| Task directions |
Nothing after the line with "XAxis, YAxis, LabelList" belongs in the copy; extract the lines below from the top through that line, pictures left out.

| Data section |
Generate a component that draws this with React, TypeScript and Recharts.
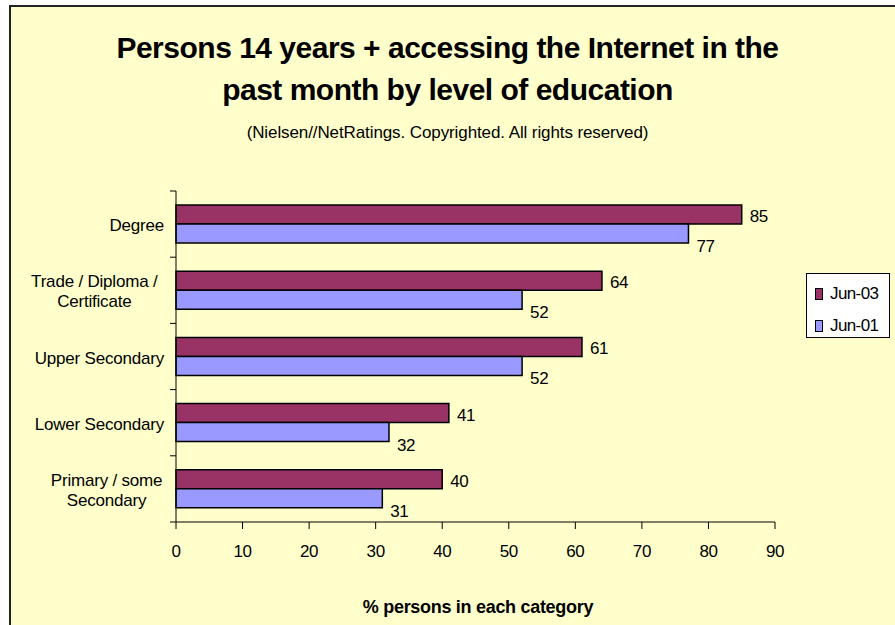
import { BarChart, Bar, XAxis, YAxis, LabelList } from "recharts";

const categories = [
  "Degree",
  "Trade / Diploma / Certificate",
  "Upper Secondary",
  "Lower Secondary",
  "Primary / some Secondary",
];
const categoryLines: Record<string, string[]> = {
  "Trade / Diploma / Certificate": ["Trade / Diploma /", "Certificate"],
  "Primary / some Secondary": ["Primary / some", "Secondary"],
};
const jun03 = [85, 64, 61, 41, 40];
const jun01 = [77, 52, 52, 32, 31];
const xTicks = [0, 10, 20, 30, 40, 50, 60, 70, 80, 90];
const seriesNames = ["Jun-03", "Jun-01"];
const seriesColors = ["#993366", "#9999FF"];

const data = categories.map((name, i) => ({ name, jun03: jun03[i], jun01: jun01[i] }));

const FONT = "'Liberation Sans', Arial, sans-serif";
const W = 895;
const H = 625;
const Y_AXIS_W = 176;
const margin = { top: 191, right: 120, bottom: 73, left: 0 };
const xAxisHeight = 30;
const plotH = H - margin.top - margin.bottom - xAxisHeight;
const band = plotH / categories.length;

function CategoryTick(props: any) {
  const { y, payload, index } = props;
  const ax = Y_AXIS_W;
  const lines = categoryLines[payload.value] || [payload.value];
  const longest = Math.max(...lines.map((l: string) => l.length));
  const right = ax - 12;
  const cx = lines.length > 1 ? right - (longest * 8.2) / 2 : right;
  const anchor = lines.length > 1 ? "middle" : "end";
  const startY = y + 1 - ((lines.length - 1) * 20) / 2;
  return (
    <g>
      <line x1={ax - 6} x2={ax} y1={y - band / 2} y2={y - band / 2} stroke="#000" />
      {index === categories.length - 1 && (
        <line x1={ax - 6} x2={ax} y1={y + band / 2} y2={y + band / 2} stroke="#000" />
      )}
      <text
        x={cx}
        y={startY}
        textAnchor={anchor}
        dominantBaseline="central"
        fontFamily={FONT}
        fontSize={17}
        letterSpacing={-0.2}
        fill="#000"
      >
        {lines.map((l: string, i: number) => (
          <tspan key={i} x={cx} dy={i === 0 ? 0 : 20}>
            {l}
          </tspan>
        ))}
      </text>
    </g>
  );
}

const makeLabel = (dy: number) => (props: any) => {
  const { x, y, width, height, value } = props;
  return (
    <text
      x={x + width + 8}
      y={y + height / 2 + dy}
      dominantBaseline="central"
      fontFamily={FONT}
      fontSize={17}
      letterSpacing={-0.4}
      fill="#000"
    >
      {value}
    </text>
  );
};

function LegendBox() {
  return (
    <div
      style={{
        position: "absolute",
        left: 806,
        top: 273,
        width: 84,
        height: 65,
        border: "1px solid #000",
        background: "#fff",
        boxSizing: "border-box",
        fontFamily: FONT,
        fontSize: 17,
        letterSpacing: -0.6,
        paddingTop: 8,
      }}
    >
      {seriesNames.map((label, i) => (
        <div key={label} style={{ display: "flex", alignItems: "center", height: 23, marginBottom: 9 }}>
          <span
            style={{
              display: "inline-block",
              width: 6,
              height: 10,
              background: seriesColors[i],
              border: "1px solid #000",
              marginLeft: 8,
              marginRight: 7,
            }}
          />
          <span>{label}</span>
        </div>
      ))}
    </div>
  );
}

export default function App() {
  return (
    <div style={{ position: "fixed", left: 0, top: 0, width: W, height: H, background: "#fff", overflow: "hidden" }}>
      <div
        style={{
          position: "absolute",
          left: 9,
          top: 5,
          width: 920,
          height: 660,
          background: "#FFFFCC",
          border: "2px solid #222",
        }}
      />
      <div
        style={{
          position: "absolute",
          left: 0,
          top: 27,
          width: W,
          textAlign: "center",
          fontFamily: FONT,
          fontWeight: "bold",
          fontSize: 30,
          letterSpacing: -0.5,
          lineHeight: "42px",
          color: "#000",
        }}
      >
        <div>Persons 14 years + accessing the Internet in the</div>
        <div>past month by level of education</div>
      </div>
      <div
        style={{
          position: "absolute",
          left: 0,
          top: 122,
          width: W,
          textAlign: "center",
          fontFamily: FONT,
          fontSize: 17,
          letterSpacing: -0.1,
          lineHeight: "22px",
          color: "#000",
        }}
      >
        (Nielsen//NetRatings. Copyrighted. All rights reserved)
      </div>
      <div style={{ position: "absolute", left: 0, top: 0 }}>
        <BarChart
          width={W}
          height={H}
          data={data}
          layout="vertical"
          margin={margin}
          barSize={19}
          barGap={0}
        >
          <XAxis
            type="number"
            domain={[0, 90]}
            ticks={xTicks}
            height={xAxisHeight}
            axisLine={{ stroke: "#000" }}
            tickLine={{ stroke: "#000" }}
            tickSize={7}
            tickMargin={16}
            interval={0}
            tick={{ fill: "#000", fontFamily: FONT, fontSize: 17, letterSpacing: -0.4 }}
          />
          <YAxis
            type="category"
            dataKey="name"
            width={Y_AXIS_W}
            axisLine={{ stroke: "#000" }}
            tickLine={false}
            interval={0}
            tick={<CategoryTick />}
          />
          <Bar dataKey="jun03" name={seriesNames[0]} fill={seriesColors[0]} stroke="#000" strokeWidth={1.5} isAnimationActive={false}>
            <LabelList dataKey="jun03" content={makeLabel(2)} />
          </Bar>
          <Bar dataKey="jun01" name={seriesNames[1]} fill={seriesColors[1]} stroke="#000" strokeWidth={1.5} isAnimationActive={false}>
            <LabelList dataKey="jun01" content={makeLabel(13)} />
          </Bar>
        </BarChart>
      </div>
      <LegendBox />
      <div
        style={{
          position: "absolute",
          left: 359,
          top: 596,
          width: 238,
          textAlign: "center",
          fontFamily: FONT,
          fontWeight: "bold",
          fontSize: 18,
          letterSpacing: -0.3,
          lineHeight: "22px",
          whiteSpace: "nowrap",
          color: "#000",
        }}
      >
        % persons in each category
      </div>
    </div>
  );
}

| Task answer |
Generate a component that draws this with React, TypeScript and Recharts.
import { BarChart, Bar, XAxis, YAxis, LabelList } from "recharts";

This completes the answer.